First, there is a firm rule in their house where they do not comment on other people’s bodies.
“This includes the size of their bodies, but also how they wear their hair, maybe the type of clothes they wear. Bodies are neutral and we don't comment about them.
We also don't comment about people's health,” she says before sharing an example of how to correct this behavior when encountering it from someone other than a direct family ember.
“My father made a comment last Christmas about Santa needing to go on a diet, and we quickly corrected him in front of our children saying that we are not Santa's doctors, we are not aware of his health, and that is not for us to decide,” she explained.
Next, food is never a reward in their home.
“We can't earn food. We don't earn treats. Food is not a reward. Food is for energy. We talk about food in a very neutral way. How to good day at school? That's awesome. High five. But don't ask me for ice cream because I'm not giving you ice cream because you had a good day at school,” Amanda says.
They also never use words like “treat” which adds value to certain foods.
“When they had a good day at school, they don't even think to ask for a treat or ice cream or anything like that because we've never created that association between good things or earning things means food rewards,” she explains.
Amanda also never talks about her body in a negative way around her children. If her child witnesses her trying on clothes, she references the clothing item as being the issue for an ill fit, not her body.
She goes on, “I never talk about my body in a negative way, and my husband does the same as well. He will never find me trying on a clothing item and saying, ‘Do I look fat in this?"‘ or commenting about my physical body. I'll comment about how the jeans don't fit my hips or the shirt is too loose here.
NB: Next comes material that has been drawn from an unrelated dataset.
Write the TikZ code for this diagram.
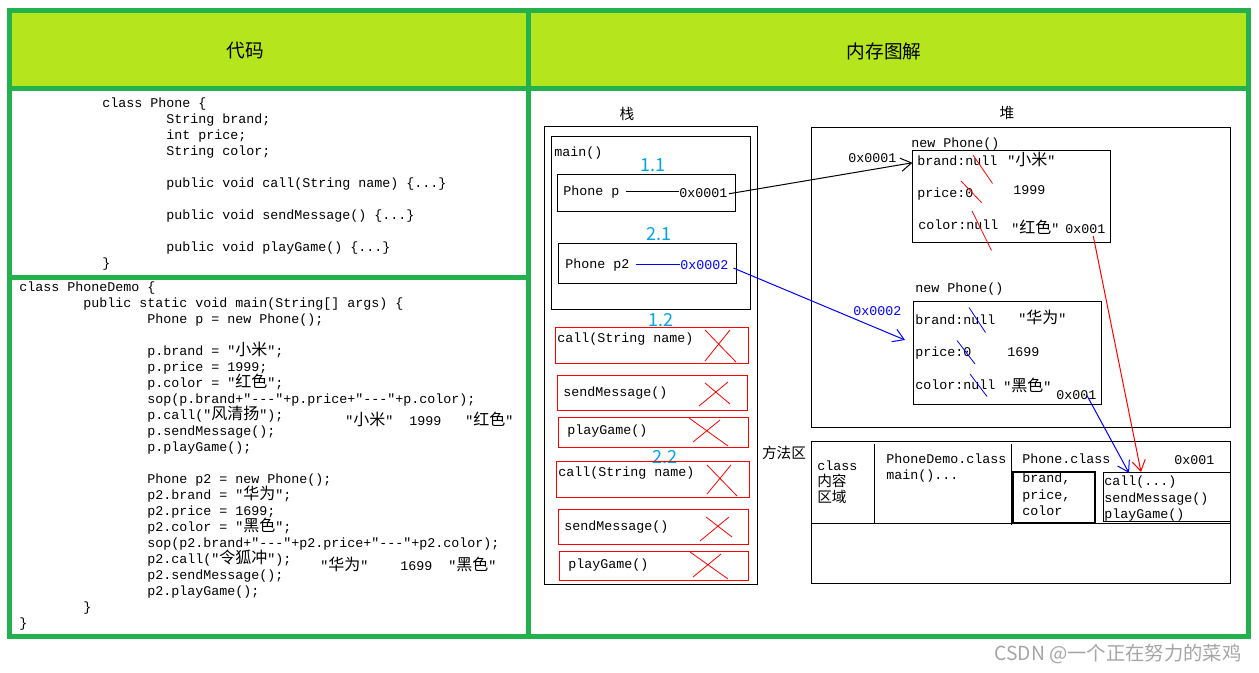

I'm changing the clothes, not the body.”
Next, when it comes to how much (or how little) their child eats, the conversational tone always remains neutral and observational.
“We do not subscribe to the Clean Plate Club, meaning we don't tell our children that they have to eat what's on their plate. We provide a meal to them. They eat what they want. They can ask for seconds if they like. And if they say, ‘I'm not hungry,’ if they're not hungry, the plate goes into the refrigerator until they say they're hungry again,” she says.
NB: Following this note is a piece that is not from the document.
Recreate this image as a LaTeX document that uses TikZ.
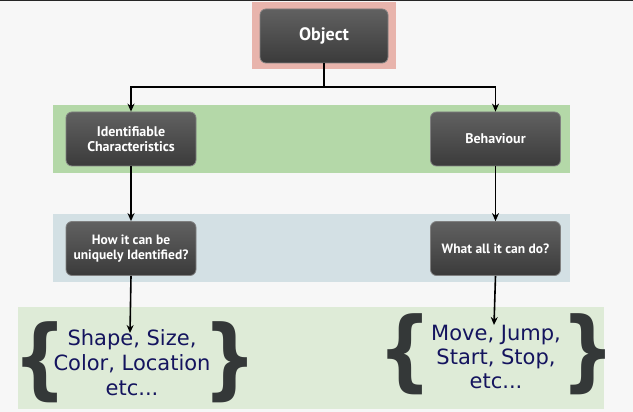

“We honor their hunger cues, and when they say they're full, we believe them. We also don't reward them for eating all of their food. We don't even comment on it. ‘Wow, you're going to be so big and strong.’ We might say things like, ‘Wow, your body was really hungry today,’ but we don't comment about the volume that they're eating, ever, really. Unless I'm like, ‘What did you eat at school today?’ Because sometimes I'm worried that they didn't eat anything at school, but it's always a neutral conversation.”
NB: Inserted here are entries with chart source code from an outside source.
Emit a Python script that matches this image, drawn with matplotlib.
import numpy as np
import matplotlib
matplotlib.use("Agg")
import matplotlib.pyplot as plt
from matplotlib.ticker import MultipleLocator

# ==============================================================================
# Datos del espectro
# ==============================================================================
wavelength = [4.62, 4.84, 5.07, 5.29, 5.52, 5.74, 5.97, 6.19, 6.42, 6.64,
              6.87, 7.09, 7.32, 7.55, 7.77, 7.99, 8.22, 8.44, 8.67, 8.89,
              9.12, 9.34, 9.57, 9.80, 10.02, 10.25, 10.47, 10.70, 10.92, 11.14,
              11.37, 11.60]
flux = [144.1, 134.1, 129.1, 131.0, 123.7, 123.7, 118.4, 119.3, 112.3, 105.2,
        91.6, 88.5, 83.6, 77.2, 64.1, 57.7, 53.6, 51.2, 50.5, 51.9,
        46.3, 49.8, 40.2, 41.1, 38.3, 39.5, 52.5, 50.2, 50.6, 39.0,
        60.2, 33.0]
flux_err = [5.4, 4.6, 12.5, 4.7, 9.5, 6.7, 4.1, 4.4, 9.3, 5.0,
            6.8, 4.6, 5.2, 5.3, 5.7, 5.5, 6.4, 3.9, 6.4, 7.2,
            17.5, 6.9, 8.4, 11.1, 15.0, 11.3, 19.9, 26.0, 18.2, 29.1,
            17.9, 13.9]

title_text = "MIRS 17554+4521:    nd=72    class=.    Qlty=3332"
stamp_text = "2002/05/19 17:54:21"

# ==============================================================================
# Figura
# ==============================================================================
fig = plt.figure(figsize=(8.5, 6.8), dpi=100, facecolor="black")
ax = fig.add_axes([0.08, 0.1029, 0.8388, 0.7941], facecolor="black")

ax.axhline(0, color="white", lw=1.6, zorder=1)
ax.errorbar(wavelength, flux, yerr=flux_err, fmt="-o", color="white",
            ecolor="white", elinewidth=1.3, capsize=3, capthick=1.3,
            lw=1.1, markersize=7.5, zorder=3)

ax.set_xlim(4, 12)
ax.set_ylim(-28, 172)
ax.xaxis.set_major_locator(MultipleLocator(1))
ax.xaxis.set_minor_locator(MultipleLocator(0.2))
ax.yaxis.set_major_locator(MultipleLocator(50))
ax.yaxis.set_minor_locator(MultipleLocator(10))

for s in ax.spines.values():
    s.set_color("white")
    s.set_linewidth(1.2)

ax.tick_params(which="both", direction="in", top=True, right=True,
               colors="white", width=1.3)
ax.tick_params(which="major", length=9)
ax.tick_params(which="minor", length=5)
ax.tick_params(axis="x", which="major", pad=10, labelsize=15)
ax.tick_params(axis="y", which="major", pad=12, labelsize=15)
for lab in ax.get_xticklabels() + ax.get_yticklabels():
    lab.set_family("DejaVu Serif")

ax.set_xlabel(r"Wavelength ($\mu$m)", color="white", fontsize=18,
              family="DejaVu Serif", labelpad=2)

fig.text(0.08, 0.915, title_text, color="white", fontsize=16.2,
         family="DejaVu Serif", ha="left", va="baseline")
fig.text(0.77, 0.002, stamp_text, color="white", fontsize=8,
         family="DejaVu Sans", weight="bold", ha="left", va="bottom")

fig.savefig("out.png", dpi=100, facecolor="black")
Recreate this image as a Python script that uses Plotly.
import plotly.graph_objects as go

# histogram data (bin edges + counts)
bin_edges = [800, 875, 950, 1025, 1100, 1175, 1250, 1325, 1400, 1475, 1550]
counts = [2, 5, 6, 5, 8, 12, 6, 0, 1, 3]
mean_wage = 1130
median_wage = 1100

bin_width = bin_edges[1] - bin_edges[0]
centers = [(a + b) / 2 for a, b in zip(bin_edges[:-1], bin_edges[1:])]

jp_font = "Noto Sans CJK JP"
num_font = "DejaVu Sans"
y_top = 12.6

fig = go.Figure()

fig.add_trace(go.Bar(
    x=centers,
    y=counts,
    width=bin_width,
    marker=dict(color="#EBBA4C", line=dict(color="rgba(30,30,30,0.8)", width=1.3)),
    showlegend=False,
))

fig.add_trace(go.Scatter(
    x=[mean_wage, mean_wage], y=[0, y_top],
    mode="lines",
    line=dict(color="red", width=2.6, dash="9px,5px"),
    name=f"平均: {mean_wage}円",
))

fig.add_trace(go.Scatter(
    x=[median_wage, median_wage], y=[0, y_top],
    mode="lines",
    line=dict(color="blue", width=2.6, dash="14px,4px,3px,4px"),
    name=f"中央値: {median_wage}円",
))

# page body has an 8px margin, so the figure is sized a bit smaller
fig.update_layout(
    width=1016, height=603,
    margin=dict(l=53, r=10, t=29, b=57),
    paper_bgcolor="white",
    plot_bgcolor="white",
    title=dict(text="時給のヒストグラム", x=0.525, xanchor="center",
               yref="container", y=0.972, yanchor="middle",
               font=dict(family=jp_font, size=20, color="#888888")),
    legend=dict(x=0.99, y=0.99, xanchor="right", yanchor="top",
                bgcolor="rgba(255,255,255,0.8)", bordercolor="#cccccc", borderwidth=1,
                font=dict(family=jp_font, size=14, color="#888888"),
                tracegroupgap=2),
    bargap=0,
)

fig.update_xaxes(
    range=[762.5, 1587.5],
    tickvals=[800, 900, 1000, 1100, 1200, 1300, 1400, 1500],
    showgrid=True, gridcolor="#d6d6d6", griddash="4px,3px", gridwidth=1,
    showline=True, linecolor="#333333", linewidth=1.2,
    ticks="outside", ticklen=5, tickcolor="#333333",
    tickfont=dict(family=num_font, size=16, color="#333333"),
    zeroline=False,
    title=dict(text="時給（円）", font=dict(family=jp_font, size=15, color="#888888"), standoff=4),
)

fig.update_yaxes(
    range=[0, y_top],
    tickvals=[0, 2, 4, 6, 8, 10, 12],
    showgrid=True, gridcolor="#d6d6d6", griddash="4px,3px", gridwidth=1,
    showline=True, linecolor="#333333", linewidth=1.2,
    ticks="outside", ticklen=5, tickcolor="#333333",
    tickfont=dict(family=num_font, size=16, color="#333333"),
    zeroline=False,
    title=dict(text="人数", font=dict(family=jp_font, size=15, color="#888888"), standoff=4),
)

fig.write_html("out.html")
What is her motivation behind all this extra effort into ensuring her kids have a healthy relationship with food and self image? As a kid, she was inundated with constant talk about food and diet culture.
“I do this because there are so many times in my life, in my childhood, that I remember adults making comments about the foods that I were eating, or not eating, or my family putting a lot of restriction on what I could and couldn't eat, and it definitely created very disordered eating in me. I just want my children to avoid that,” she explained.
After her video went viral, other moms weighed in with their own food trauma and unhealthy habits, noting that the work Amanda is doing is so important.
“It's SO refreshing to hear someone who thinks/talks like me and was stuck on a diet for most of my life,” one user wrote.
The OP replied, “it took so long to break out of that cycle! I never want my kids to even start!!”
Another said, “This is amazing 😍 I got emotional thinking about how wonderful this would have been in my childhood.”
“If you know better, then do better! 🥰🥰🥰 I think my parents wish they could have raised me this way too,” Amanda responded.